[Source code of charts]
__________________________________________________

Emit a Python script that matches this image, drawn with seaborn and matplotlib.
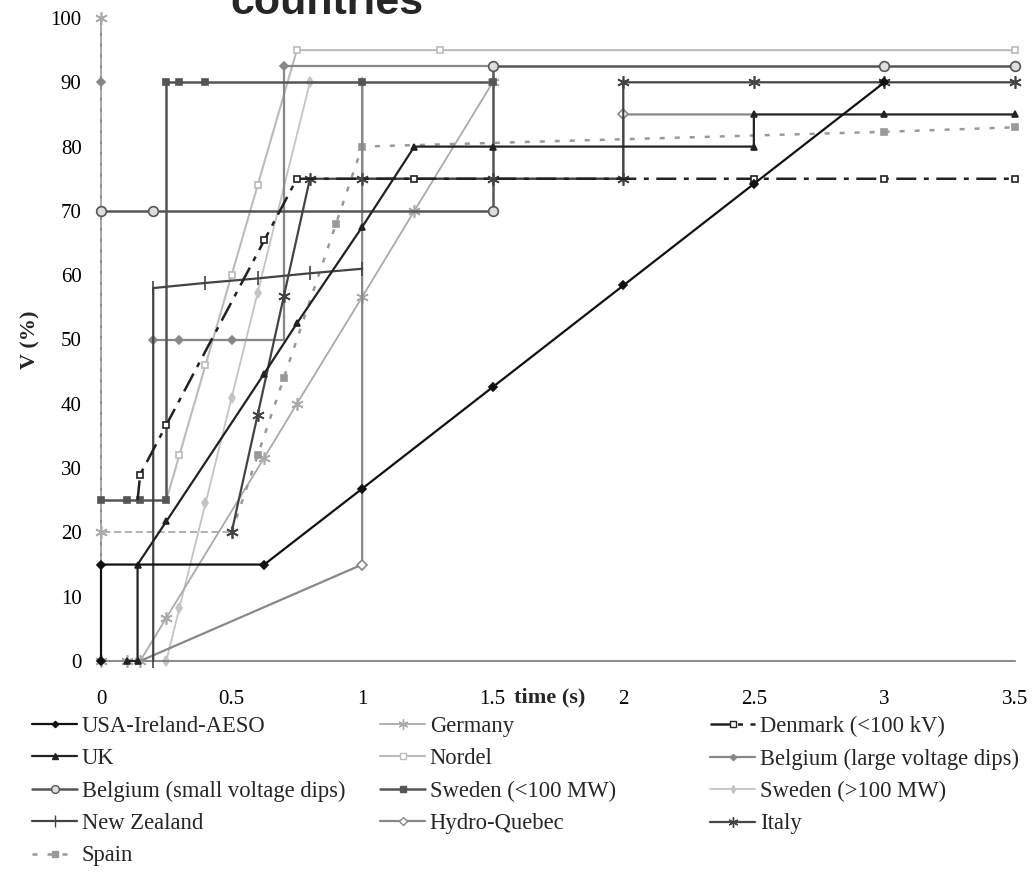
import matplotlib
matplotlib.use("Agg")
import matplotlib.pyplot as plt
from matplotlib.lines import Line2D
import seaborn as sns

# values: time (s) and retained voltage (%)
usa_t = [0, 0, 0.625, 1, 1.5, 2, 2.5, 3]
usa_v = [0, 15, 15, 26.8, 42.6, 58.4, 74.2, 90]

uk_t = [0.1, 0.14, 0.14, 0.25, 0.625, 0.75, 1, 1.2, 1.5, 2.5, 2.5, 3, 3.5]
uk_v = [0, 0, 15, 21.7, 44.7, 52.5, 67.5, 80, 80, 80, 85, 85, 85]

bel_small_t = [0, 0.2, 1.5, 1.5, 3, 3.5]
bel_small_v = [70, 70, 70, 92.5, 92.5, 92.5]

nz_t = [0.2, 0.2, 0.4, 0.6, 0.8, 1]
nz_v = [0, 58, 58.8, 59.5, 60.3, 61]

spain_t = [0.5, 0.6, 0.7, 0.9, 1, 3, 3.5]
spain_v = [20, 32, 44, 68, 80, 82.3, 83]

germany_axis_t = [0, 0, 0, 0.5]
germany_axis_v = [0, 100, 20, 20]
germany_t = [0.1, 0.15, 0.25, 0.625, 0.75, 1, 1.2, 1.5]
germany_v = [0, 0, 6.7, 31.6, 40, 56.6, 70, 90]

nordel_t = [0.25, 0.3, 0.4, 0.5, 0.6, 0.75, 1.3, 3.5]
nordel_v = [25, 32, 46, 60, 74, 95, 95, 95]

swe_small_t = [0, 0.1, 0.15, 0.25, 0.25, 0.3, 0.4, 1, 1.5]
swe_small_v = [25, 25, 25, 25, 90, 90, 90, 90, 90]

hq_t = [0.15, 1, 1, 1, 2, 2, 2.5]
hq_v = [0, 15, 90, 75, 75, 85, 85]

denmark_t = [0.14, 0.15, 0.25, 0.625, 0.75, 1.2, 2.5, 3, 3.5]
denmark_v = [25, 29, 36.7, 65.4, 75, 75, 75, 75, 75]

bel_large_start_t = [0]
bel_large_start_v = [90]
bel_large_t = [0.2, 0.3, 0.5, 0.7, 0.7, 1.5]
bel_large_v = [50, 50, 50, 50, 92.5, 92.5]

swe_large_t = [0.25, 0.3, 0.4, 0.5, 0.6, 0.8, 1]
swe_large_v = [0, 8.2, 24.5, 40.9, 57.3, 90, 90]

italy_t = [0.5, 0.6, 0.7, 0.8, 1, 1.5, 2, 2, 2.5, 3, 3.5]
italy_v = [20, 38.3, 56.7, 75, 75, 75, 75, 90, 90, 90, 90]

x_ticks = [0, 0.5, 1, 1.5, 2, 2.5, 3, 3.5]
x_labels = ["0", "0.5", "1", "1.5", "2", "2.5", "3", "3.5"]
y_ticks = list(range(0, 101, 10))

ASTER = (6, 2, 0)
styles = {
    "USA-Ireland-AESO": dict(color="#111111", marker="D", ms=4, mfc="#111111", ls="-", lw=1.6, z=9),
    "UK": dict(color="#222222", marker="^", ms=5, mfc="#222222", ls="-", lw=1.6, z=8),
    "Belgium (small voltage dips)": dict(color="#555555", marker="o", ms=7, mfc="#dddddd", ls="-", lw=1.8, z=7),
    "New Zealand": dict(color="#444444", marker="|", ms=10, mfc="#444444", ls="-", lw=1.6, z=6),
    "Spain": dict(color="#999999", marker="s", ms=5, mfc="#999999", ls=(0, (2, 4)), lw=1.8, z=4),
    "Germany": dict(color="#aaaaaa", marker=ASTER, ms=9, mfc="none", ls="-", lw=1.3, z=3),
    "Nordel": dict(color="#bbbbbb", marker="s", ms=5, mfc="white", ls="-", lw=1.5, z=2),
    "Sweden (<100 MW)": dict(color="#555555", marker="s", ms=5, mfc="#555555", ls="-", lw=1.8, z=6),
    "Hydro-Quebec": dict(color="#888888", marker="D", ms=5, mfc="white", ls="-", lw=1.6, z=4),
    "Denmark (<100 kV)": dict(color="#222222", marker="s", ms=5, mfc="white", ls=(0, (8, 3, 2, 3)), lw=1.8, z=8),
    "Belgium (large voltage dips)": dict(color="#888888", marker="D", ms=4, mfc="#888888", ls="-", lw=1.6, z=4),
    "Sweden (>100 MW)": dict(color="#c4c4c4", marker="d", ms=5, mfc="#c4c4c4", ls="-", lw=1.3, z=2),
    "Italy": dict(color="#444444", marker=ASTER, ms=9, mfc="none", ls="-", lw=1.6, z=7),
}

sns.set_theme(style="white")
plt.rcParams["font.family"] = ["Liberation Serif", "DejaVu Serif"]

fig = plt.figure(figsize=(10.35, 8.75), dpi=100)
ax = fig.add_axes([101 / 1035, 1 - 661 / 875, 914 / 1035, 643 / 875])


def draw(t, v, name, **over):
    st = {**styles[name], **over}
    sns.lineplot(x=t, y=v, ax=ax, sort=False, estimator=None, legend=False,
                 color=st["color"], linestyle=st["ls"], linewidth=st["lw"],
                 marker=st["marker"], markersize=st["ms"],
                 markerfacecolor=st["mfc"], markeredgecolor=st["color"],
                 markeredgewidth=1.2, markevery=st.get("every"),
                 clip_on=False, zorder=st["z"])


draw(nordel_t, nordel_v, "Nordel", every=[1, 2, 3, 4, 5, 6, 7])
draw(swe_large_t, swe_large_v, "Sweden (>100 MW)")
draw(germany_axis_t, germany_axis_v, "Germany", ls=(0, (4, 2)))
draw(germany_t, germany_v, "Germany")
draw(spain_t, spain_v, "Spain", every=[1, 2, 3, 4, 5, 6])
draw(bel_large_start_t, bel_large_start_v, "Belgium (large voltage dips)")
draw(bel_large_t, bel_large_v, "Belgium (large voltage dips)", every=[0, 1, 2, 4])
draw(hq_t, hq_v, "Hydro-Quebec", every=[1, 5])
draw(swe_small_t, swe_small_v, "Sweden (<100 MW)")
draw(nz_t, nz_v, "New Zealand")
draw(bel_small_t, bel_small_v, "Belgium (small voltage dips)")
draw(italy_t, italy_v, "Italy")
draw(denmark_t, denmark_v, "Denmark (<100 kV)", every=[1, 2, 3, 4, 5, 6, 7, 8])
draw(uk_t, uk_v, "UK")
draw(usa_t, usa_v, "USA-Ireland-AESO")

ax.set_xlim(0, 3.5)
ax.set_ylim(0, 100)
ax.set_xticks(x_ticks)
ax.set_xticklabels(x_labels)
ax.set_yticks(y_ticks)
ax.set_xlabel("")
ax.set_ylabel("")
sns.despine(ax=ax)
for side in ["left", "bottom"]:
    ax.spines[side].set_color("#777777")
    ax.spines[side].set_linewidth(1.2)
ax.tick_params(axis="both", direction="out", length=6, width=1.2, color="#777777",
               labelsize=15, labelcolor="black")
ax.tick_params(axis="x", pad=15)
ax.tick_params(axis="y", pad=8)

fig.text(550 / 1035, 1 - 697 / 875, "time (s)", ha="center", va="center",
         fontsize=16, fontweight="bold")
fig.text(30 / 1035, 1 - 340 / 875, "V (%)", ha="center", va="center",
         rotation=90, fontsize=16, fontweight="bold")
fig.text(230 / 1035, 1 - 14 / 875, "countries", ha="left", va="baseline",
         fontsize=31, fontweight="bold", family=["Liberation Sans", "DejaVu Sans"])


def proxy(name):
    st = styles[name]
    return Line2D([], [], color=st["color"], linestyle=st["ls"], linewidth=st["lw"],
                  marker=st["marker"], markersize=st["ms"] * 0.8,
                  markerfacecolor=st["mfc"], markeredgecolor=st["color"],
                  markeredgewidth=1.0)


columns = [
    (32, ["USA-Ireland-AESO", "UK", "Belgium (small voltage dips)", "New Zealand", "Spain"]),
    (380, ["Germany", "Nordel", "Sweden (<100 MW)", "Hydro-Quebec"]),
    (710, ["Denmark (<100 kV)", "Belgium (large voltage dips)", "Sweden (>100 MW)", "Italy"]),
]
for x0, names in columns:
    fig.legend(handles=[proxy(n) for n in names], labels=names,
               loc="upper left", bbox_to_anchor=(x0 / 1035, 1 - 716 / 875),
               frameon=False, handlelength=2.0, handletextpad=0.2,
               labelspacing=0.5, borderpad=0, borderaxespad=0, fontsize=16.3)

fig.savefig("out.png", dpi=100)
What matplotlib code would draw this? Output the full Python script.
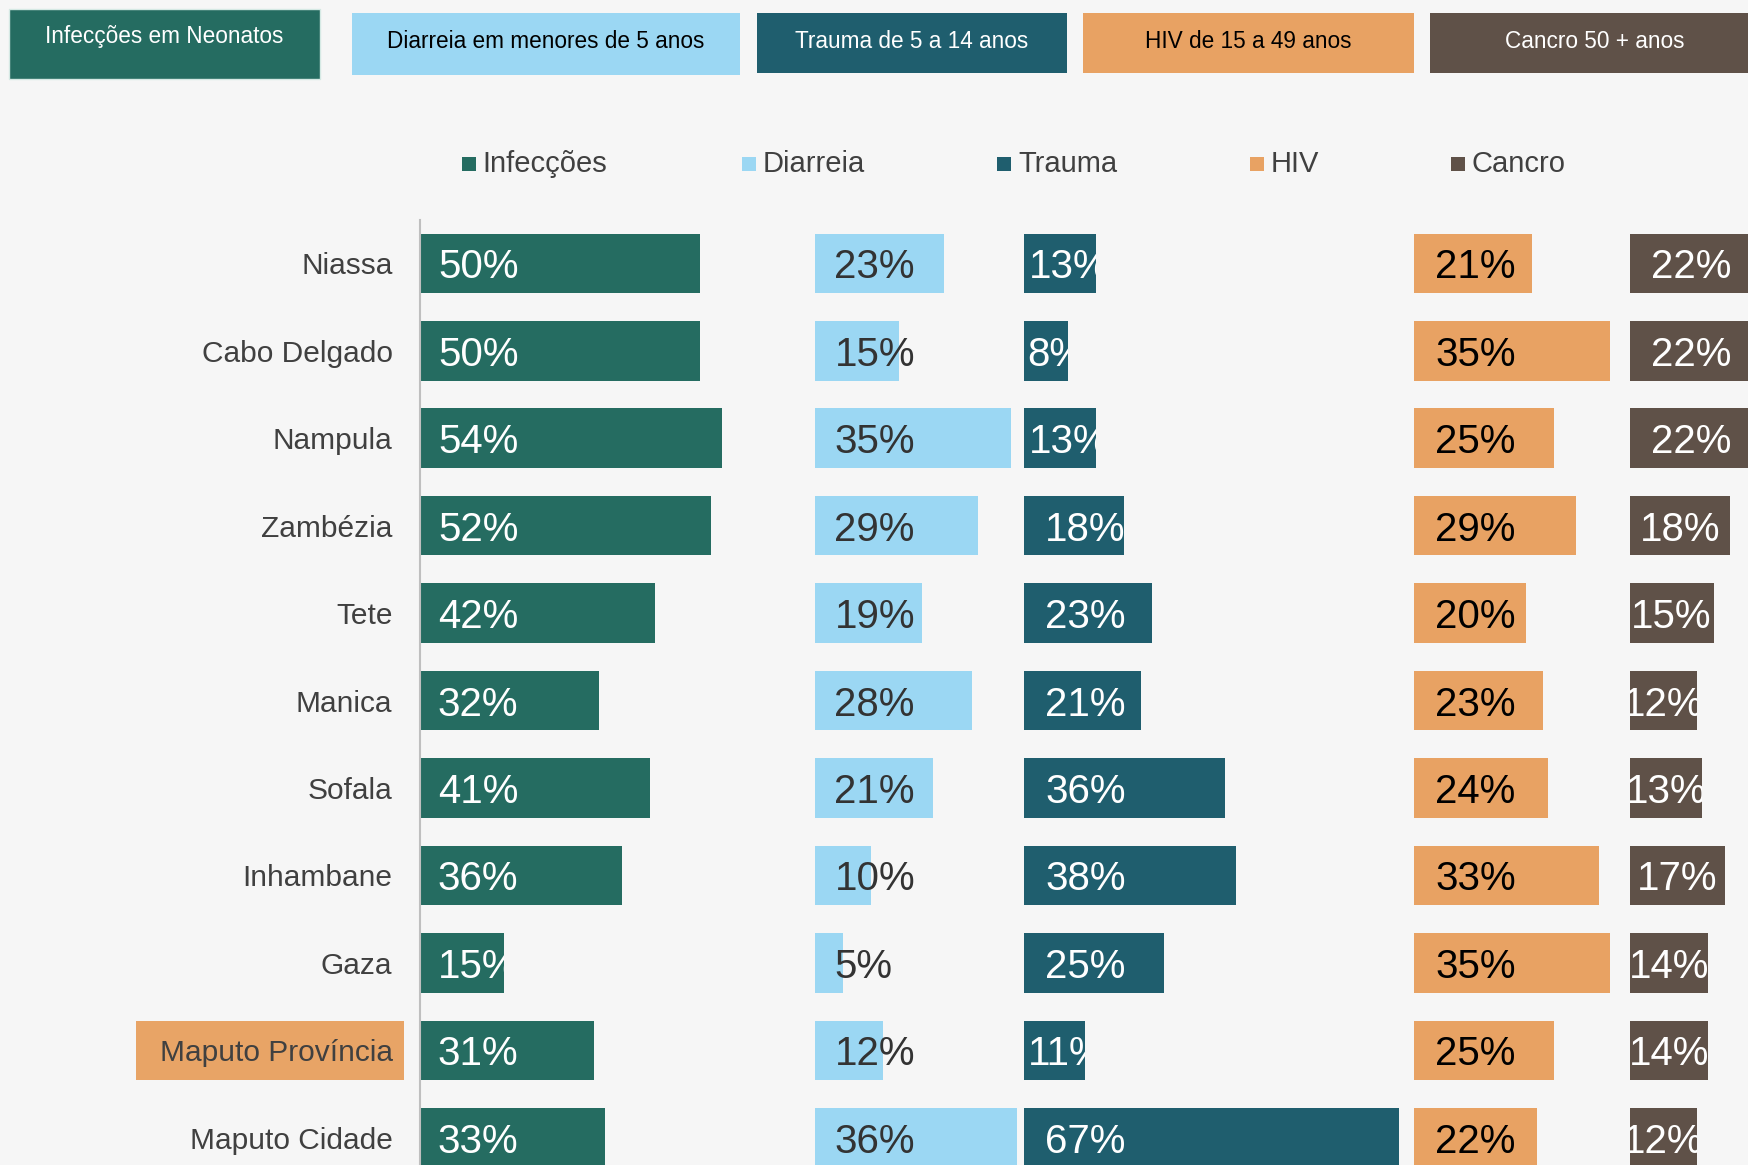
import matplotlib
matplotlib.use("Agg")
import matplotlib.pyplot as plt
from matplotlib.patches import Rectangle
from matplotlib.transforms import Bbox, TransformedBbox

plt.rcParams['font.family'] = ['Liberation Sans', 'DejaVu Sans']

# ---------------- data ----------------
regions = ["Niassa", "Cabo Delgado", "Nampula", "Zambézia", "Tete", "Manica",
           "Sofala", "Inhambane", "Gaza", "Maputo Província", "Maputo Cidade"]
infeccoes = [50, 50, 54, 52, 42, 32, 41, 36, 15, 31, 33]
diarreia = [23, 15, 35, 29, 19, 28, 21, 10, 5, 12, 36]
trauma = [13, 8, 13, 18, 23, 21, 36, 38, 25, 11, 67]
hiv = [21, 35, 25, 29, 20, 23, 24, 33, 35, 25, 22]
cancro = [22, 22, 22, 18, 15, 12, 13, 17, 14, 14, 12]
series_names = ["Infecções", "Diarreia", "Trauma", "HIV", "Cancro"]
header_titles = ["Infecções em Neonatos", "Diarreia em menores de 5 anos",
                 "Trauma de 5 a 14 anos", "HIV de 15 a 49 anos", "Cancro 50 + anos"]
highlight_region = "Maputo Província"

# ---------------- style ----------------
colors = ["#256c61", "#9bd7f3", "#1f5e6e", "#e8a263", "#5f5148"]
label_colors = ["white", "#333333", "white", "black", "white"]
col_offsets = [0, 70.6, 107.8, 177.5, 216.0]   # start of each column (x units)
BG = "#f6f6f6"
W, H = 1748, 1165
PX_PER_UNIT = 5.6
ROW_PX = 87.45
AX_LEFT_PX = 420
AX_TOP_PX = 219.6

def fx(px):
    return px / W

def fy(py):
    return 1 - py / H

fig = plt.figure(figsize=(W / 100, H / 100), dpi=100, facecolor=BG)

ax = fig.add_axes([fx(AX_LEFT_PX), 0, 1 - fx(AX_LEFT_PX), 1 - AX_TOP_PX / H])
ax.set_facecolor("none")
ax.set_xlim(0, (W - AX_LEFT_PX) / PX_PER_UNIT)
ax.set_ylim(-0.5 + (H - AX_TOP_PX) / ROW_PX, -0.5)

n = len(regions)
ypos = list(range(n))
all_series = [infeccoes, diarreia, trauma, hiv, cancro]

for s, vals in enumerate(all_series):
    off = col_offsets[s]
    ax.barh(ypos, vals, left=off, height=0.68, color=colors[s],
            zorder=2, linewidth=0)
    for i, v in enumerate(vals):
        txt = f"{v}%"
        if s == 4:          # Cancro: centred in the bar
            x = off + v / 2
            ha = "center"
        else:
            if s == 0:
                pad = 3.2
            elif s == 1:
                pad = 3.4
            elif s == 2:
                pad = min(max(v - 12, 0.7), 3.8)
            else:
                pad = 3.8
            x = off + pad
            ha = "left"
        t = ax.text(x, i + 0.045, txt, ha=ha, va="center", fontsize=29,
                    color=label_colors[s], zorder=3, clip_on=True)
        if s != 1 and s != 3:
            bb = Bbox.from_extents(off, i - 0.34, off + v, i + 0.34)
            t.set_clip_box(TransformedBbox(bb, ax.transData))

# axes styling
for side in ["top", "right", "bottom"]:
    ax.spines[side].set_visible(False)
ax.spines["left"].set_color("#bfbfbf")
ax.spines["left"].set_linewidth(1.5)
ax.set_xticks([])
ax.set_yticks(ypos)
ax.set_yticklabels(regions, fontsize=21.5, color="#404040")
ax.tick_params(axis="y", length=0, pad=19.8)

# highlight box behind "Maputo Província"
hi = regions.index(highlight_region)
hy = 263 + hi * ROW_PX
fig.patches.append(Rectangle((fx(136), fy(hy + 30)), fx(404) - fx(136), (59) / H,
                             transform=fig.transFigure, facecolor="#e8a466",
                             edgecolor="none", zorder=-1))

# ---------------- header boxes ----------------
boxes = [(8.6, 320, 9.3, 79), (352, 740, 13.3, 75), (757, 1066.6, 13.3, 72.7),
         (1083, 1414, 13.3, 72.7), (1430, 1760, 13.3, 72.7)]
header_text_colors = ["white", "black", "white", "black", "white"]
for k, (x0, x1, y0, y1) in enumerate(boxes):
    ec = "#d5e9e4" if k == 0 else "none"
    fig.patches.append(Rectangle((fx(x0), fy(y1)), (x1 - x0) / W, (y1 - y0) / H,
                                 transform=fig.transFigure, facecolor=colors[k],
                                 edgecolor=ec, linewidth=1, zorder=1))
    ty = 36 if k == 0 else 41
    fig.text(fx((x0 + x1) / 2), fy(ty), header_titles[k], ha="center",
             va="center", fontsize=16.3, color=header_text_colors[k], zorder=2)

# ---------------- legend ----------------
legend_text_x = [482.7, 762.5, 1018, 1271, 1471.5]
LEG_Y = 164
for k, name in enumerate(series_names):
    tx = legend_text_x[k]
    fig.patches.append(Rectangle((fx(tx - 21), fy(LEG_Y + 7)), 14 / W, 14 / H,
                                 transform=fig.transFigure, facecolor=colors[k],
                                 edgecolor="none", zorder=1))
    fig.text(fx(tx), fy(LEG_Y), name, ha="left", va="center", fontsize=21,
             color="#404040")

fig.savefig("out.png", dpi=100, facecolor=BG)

__________________________________________________

[What this task involves]
Copy out each line of the listing that holds "script".

[Completed task]
Emit a Python script that matches this image, drawn with seaborn and matplotlib.
What matplotlib code would draw this? Output the full Python script.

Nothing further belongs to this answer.